No again. Chernobyl was the worst nuclear accident ever, and within 20 years people are moving back into the 15KM denied zone and planting crops.
3. If a nuclear plant in America melted down it would be like Chernobyl!
A few key differences:
1. North American plats have a massive containment structure - soviet plants did not.
2. American PWR/BWR power plants operate in a different way than the Soviet RBMK1000/RBMK1500 "Chernobyl" reactors do.
3. The safety standards are much higher in American plants. An RBMK1000-type reactor would NEVER be allowed in the US. Even the Canadian CAN-DU
reactor design, which isn't a bad design, is forbidden in the US.
4. We can never get rid of the waste!
Sure we can. The highest level waste sludge is mixed into glass and lead to stabilize it. It's sealed in drums and buried within an extremely stable
geological area like a salt mine well away or underneath any water table. Once it is sealed that stuff will, for all intents and purposes, stay there
forever.
5. What if someone digs up the waste 10,000 years from now?
That already has been thought of. There are plans to bury platinum placards with warnings in numerous languages near the waste, and other plans along
those lines.
6. What if there is an accident involving moving material?

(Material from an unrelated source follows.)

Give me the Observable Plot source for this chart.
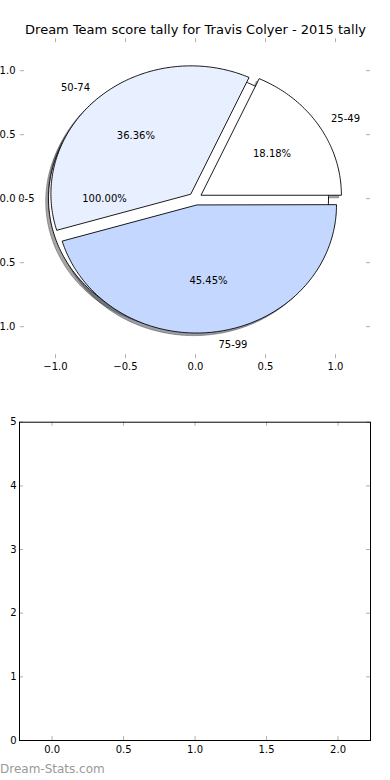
<!DOCTYPE html>
<html><head><meta charset="utf-8">
<script src="https://cdn.jsdelivr.net/npm/d3@7"></script>
<script src="https://cdn.jsdelivr.net/npm/@observablehq/plot@0.6"></script>
<style>
body{margin:0;background:#fff;font-family:"DejaVu Sans",sans-serif;}
#wrap{position:relative;width:390px;height:780px;overflow:hidden;background:#fff;}
#pie{position:absolute;left:0;top:0;}
#bar{position:absolute;left:0;top:390px;}
#wm{position:absolute;left:0;top:762px;font:12px "DejaVu Sans";color:#999;white-space:nowrap;}
</style></head><body>
<div id="wrap"><div id="pie"></div><div id="bar"></div><div id="wm"></div></div>
<script>
const title = "Dream Team score tally for Travis Colyer - 2015 tally";
// first pie call: a single wedge
const pieACategories = ["0-5"];
const pieAValues = [1];
const pieAColors = ["#ffffff"];
// second pie call
const pieBCategories = ["25-49", "50-74", "75-99"];
const pieBValues = [2, 4, 5];
const pieBColors = ["#ffffff", "#e8f0ff", "#c4d8ff"];
const explode = 0.05;
const pieTicks = [-1, -0.5, 0, 0.5, 1];
const barXTicks = [0, 0.5, 1, 1.5, 2];
const barYTicks = [0, 1, 2, 3, 4, 5];
const watermark = "Dream-Stats.com";

function buildPie(cats, vals, colors) {
  const total = d3.sum(vals);
  let a = 0;
  const wedges = [], labels = [];
  cats.forEach((c, i) => {
    const a1 = a, a2 = a + 360 * vals[i] / total;
    a = a2;
    const mid = (a1 + a2) / 2 * Math.PI / 180;
    const ox = explode * Math.cos(mid), oy = explode * Math.sin(mid);
    const pts = [];
    const full = vals[i] === total;
    if (!full) pts.push({x: ox, y: oy});
    const n = Math.max(2, Math.ceil(a2 - a1));
    for (let k = 0; k <= n; k++) {
      const t = (a1 + (a2 - a1) * k / n) * Math.PI / 180;
      pts.push({x: ox + Math.cos(t), y: oy + Math.sin(t)});
    }
    wedges.push({cat: c, color: colors[i], pts});
    const lx = ox + 1.1 * Math.cos(mid), ly = oy + 1.1 * Math.sin(mid);
    labels.push({x: lx, y: ly, text: c, side: lx > 0 ? "start" : "end"});
    labels.push({x: ox + 0.6 * Math.cos(mid), y: oy + 0.6 * Math.sin(mid),
      text: (100 * vals[i] / total).toFixed(2) + "%", side: "middle"});
  });
  return {wedges, labels};
}

const pA = buildPie(pieACategories, pieAValues, pieAColors);
const pB = buildPie(pieBCategories, pieBValues, pieBColors);
const allWedges = [...pA.wedges, ...pB.wedges];
const allLabels = [...pA.labels, ...pB.labels];

function shadowColor(c) {
  const r = d3.rgb(c);
  return d3.rgb(r.r * 0.3, r.g * 0.3, r.b * 0.3).formatHex();
}

const pieW = 390, pieH = 390, pmT = 38.2, pmB = 31.8, pmL = 20, pmR = 20;
const pfw = pieW - pmL - pmR, pfh = pieH - pmT - pmB;
const tickGray = "#b0b0b0";

const shadowMarks = allWedges.map(w => Plot.line(
  w.pts.map(p => ({x: p.x - 0.02, y: p.y - 0.02})),
  {x: "x", y: "y", curve: "linear-closed", fill: shadowColor(w.color), fillOpacity: 0.5,
   stroke: shadowColor(w.color), strokeOpacity: 0.5, strokeWidth: 0.9}));
const wedgeMarks = allWedges.map(w => Plot.line(w.pts,
  {x: "x", y: "y", curve: "linear-closed", fill: w.color, stroke: "black", strokeWidth: 0.9}));

const pie = Plot.plot({
  width: pieW, height: pieH,
  marginTop: pmT, marginBottom: pmB, marginLeft: pmL, marginRight: pmR,
  x: {domain: [-1.25, 1.25]}, y: {domain: [-1.25, 1.25]},
  style: {fontFamily: "DejaVu Sans", fontSize: "10px", background: "white", color: "black"},
  marks: [
    ...shadowMarks,
    ...wedgeMarks,
    Plot.text(allLabels.filter(d => d.side === "start"), {x: "x", y: "y", text: "text", textAnchor: "start", fontSize: 10, fill: "black"}),
    Plot.text(allLabels.filter(d => d.side === "end"), {x: "x", y: "y", text: "text", textAnchor: "end", fontSize: 10, fill: "black"}),
    Plot.text(allLabels.filter(d => d.side === "middle"), {x: "x", y: "y", text: "text", textAnchor: "middle", fontSize: 10, fill: "black"}),
    Plot.tickX(pieTicks, {x: d => d, insetTop: pfh - 4, stroke: tickGray}),
    Plot.tickX(pieTicks, {x: d => d, insetBottom: pfh - 4, stroke: tickGray}),
    Plot.tickY(pieTicks, {y: d => d, insetRight: pfw - 4, stroke: tickGray}),
    Plot.tickY(pieTicks, {y: d => d, insetLeft: pfw - 4, stroke: tickGray}),
    Plot.axisX(pieTicks, {anchor: "bottom", tickSize: 0, tickPadding: 4, tickFormat: ".1f", label: null, fontSize: 10}),
    Plot.axisY(pieTicks, {anchor: "left", tickSize: 0, tickPadding: 5, tickFormat: ".1f", label: null, fontSize: 10}),
    Plot.text([title], {frameAnchor: "top", dy: -9, lineAnchor: "middle", text: d => d, fontSize: 13, fill: "black"})
  ]
});
document.getElementById("pie").appendChild(pie);

const bW = 390, bH = 390, bmT = 31.7, bmB = 40, bmL = 19, bmR = 20;
const bfw = bW - bmL - bmR, bfh = bH - bmT - bmB;
const bar = Plot.plot({
  width: bW, height: bH,
  marginTop: bmT, marginBottom: bmB, marginLeft: bmL, marginRight: bmR,
  x: {domain: [-0.228, 2.227]}, y: {domain: [0, 5]},
  style: {fontFamily: "DejaVu Sans", fontSize: "10px", background: "white", color: "black"},
  marks: [
    Plot.tickX(barXTicks, {x: d => d, insetTop: bfh - 4, stroke: tickGray}),
    Plot.tickX(barXTicks, {x: d => d, insetBottom: bfh - 4, stroke: tickGray}),
    Plot.tickY(barYTicks, {y: d => d, insetRight: bfw - 4, stroke: tickGray}),
    Plot.tickY(barYTicks, {y: d => d, insetLeft: bfw - 4, stroke: tickGray}),
    Plot.frame({stroke: "black", strokeWidth: 1}),
    Plot.axisX(barXTicks, {anchor: "bottom", tickSize: 0, tickPadding: 5, tickFormat: ".1f", label: null, fontSize: 10}),
    Plot.axisY(barYTicks, {anchor: "left", tickSize: 0, tickPadding: 3, tickFormat: "d", label: null, fontSize: 10})
  ]
});
document.getElementById("bar").appendChild(bar);
document.getElementById("wm").textContent = watermark;
</script>
</body></html>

Nuclear materials such as high-level waste are moved in heavily armored traincars that are made to easily withstand the forces involved in a serious
derailment.
When you think about it, nuclear power really is the safest, cleanest, and most reliable energy out there. The demon behind nuclear energy is the
fearmongering, half-truths, unjustified fear, and simple ignorance.

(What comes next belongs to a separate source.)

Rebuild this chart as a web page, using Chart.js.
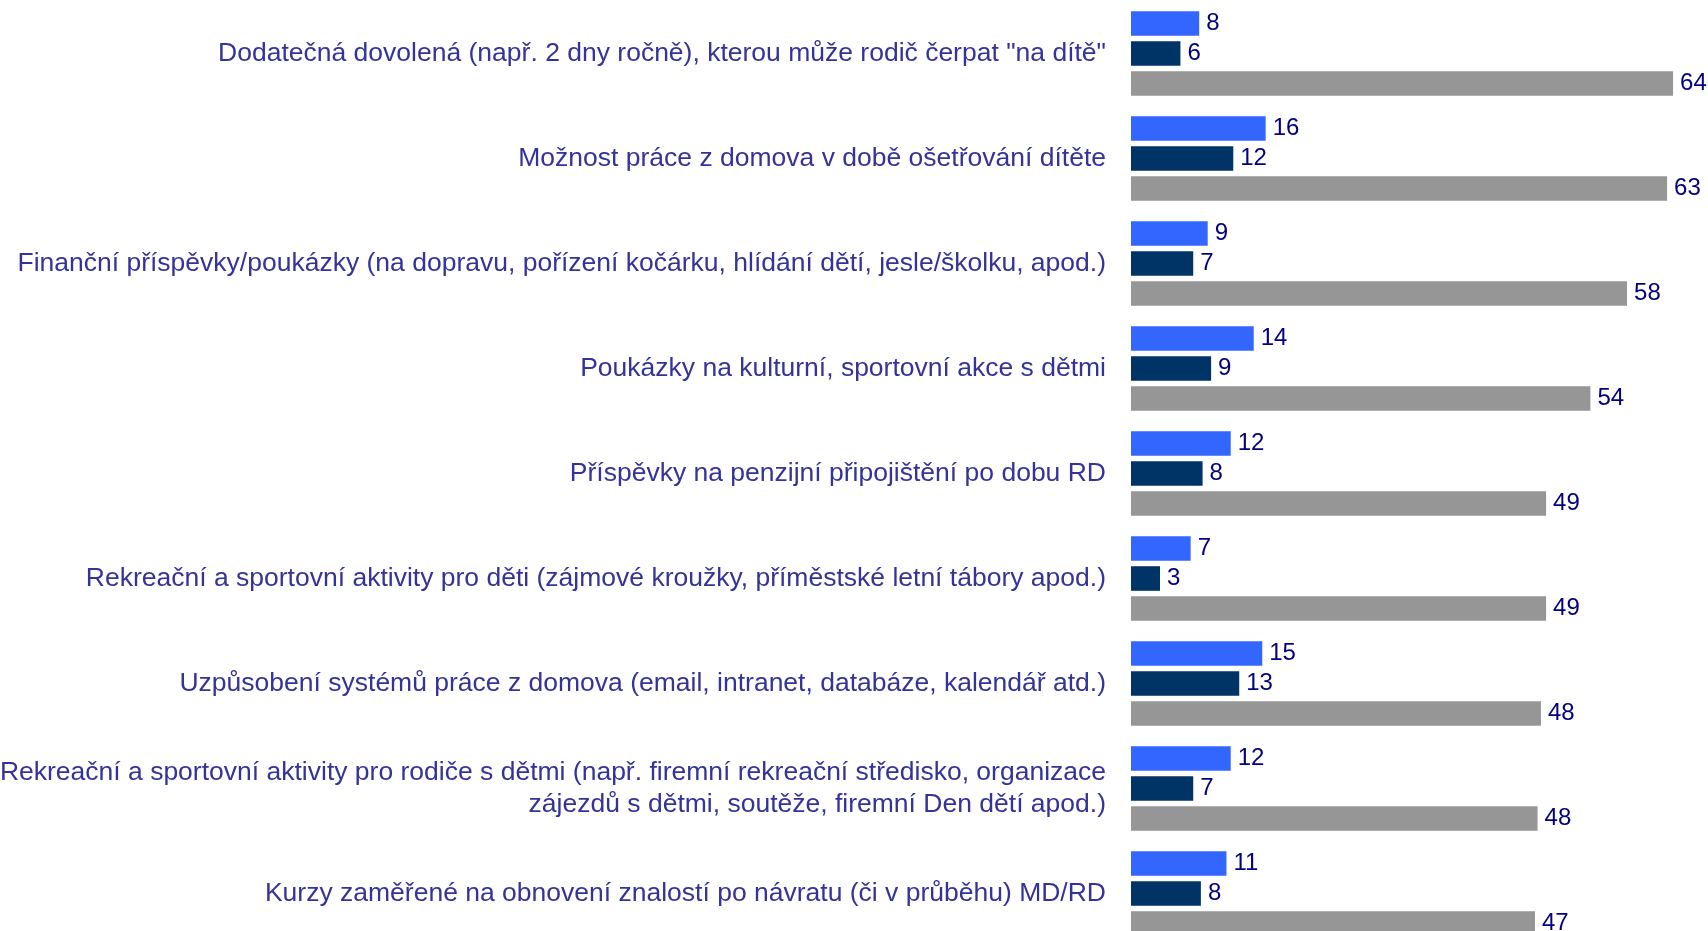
<!DOCTYPE html>
<html>
<head>
<meta charset="utf-8">
<title>Benefity pro rodiče</title>
<script src="https://cdn.jsdelivr.net/npm/chart.js@4/dist/chart.umd.min.js"></script>
<style>
	html, body { margin: 0; padding: 0; background: #fff; overflow: hidden; }
	#benefit-bar-chart { display: block; }
</style>
</head>
<body>
<canvas id="benefit-bar-chart" width="1708" height="946"></canvas>
<script>
// popisky kategorii (osa Y)
var categories = [
	"Dodatečná dovolená (např. 2 dny ročně), kterou může rodič čerpat \"na dítě\"",
	"Možnost práce z domova v době ošetřování dítěte",
	"Finanční příspěvky/poukázky (na dopravu, pořízení kočárku, hlídání dětí, jesle/školku, apod.)",
	"Poukázky na kulturní, sportovní akce s dětmi",
	"Příspěvky na penzijní připojištění po dobu RD",
	"Rekreační a sportovní aktivity pro děti (zájmové kroužky, příměstské letní tábory apod.)",
	"Uzpůsobení systémů práce z domova (email, intranet, databáze, kalendář atd.)",
	["Rekreační a sportovní aktivity pro rodiče s dětmi (např. firemní rekreační středisko, organizace", "zájezdů s dětmi, soutěže, firemní Den dětí apod.)"],
	"Kurzy zaměřené na obnovení znalostí po návratu (či v průběhu) MD/RD"
];

// hodnoty serii (%), popisky se zaokrouhluji na cela cisla
var seriesBlue = [8.0, 15.8, 9.0, 14.4, 11.7, 7.0, 15.4, 11.7, 11.2];
var seriesNavy = [5.8, 12.0, 7.3, 9.4, 8.4, 3.4, 12.7, 7.3, 8.2];
var seriesGrey = [63.6, 62.9, 58.2, 53.9, 48.7, 48.7, 48.1, 47.7, 47.4];

var xMax = 67.7;

var COLOR_BLUE = "#3366FF";
var COLOR_NAVY = "#003366";
var COLOR_GREY = "#969696";
var COLOR_LABEL = "#333399";
var COLOR_VALUE = "#000080";
var FONT_FAMILY = "'Liberation Sans', Arial, sans-serif";

// vypise hodnotu za koncem kazdeho sloupce
var valueLabels = {
	id: "valueLabels",
	afterDatasetsDraw: function (chart) {
		var ctx = chart.ctx;
		ctx.save();
		ctx.font = "24px " + FONT_FAMILY;
		ctx.fillStyle = COLOR_VALUE;
		ctx.textAlign = "left";
		ctx.textBaseline = "middle";
		chart.data.datasets.forEach(function (ds, i) {
			var meta = chart.getDatasetMeta(i);
			meta.data.forEach(function (bar, j) {
				ctx.fillText(Math.round(ds.data[j]), bar.x + 7, bar.y);
			});
		});
		ctx.restore();
	}
};

var handleBenefitChart = function () {
	var ctx = document.getElementById("benefit-bar-chart").getContext("2d");

	var datany = {
		labels: categories,
		datasets: [
			{
				label: "Série 1",
				data: seriesBlue,
				backgroundColor: COLOR_BLUE,
			},
			{
				label: "Série 2",
				data: seriesNavy,
				backgroundColor: COLOR_NAVY,
			},
			{
				label: "Série 3",
				data: seriesGrey,
				backgroundColor: COLOR_GREY,
			},
		],
	};

	var myChart = new Chart(ctx, {
		type: "bar",
		data: datany,
		plugins: [valueLabels],
		options: {
			indexAxis: "y",
			responsive: false,
			animation: false,
			devicePixelRatio: 1,
			layout: {
				padding: { top: 1, right: 0, bottom: 0, left: 0 },
			},
			datasets: {
				bar: {
					categoryPercentage: 0.857,
					barPercentage: 0.82,
				},
			},
			plugins: {
				legend: { display: false },
				tooltip: { enabled: false },
				title: { display: false },
			},
			scales: {
				x: {
					display: false,
					min: 0,
					max: xMax,
				},
				y: {
					grid: { display: false, drawTicks: false },
					border: { display: false },
					ticks: {
						color: COLOR_LABEL,
						padding: 25,
						font: { family: FONT_FAMILY, size: 26.5, lineHeight: 1.2 },
					},
					afterFit: function (scale) {
						scale.width = 1131;
						scale.paddingTop = 0;
						scale.paddingBottom = 0;
					},
				},
			},
		},
	});

	return myChart;
};

handleBenefitChart();
</script>
</body>
</html>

As far as underground designs - it might just not be feasible. I don't think anyone here has any idea how tough a reactor containment building really
is, or what layers of security are involved with people working in/around a facility like this. (I have seen pictures of paramillitary plant gaurd
squads armed with assault rifles.)
Re: Sterility and Cancer to Workers
The radiation exposure of plant workers and ambient radiation levels in a facility are carefully monitored. I have never heard of nuclear plant
workers having even a remotely higher incidence of cancer.
The ambient radiation levels are so low that it would be safe to live in a house built right next to the reactor containment building. You can take a
geiger counter and measure nothing but the faint click-click of background radiation.

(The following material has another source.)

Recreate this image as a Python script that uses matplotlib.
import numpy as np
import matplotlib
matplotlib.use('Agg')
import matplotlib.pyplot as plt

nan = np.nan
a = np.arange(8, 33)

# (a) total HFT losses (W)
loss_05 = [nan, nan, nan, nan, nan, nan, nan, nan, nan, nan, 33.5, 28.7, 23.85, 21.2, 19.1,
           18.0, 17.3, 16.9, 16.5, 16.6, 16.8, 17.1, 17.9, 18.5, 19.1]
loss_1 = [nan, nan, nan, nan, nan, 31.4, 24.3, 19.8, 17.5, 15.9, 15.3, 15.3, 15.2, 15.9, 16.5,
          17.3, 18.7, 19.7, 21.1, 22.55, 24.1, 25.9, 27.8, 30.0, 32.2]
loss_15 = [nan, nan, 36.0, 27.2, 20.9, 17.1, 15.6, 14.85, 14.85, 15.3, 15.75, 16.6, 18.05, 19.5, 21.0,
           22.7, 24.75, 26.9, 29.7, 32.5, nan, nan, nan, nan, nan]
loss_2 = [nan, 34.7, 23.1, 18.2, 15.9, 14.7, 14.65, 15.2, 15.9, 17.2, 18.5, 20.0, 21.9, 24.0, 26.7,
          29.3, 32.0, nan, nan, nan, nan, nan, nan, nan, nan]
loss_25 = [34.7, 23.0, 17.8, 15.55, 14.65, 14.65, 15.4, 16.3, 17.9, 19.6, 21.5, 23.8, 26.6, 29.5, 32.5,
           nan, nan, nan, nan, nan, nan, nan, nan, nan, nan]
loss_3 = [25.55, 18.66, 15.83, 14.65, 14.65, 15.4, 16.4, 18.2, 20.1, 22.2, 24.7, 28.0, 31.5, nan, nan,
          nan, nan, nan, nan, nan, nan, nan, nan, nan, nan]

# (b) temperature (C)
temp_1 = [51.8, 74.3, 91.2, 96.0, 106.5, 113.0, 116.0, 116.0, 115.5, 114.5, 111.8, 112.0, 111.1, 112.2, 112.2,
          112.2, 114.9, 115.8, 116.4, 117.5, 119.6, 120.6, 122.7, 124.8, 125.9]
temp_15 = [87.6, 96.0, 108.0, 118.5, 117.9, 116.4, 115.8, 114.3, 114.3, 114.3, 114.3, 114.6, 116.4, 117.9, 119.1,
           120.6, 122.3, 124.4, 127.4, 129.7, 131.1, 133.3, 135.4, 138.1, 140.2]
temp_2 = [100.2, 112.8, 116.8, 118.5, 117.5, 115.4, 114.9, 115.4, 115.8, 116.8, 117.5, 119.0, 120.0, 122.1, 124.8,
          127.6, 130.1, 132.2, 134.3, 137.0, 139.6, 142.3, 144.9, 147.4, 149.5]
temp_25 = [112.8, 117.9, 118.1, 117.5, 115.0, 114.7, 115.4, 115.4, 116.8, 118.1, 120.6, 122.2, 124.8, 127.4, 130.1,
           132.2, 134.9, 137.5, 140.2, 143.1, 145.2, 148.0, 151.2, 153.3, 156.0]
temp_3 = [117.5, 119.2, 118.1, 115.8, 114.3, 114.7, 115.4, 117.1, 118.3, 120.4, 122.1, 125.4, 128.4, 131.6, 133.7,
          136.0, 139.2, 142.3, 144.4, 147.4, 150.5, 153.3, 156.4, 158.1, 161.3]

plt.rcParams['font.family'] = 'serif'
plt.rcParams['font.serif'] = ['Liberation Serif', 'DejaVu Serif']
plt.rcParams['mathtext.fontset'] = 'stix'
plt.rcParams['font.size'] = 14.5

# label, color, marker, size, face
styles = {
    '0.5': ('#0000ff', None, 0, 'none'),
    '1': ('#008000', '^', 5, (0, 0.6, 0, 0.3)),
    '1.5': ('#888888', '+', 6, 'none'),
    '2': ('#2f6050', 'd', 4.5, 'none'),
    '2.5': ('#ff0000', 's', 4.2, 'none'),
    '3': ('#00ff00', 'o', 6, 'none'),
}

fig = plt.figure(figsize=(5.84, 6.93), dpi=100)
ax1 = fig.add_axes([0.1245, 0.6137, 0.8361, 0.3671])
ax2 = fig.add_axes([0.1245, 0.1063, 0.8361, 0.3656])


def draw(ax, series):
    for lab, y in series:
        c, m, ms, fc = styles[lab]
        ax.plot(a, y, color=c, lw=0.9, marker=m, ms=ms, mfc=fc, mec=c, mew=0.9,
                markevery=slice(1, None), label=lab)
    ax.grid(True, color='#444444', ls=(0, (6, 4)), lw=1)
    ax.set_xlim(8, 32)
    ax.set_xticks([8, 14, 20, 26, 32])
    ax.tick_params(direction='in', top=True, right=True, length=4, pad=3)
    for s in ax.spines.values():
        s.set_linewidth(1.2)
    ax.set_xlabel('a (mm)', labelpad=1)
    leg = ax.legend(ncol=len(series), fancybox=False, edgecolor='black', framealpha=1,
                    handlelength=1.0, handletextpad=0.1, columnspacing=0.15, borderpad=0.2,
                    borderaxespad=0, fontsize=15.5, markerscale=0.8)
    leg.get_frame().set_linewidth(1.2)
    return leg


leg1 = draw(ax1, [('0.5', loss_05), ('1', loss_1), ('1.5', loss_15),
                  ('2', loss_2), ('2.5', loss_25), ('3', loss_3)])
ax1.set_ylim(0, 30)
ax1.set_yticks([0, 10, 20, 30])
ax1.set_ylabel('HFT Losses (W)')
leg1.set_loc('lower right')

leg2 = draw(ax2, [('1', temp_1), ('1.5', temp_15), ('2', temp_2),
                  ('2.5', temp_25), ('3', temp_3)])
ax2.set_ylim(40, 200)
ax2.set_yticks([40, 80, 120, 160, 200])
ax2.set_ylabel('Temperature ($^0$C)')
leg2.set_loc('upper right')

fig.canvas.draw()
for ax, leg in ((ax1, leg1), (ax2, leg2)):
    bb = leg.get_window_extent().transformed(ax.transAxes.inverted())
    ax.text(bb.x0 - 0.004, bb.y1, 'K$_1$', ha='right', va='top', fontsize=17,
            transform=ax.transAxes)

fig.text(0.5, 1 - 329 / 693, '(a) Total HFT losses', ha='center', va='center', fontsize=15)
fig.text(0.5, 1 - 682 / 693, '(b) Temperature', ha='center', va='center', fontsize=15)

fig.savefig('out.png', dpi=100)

That's right! You're being exposed to radiation from space
right now as we speak!
[edit on 11-12-2005 by Toxic Fox]
[edit on 11-12-2005 by Toxic Fox]

"3. The safety standards are much higher in American plants. An RBMK1000-type reactor would NEVER be allowed in the US. Even the Canadian CAN-DU
reactor design, which isn't a bad design, is forbidden in the US."
I don't think that is a correct statement about CANDU, correct me if I am wrong though. The U.S NRC has never formally reviewed the CANDU
technology, at least not the newest CANDU reactor (ACR-1000).
"4. We can never get rid of the waste!
Sure we can. The highest level waste sludge is mixed into glass and lead to stabilize it. It's sealed in drums and buried within an extremely stable
geological area like a salt mine well away or underneath any water table. Once it is sealed that stuff will, for all intents and purposes, stay there
forever. "
I believe the borosilicate glass (spelling) only lasts about 10,000 years and may leach to the surrounding geological body after that... this is off
the top of my head, I don't remember the exact number, but it is not permanent.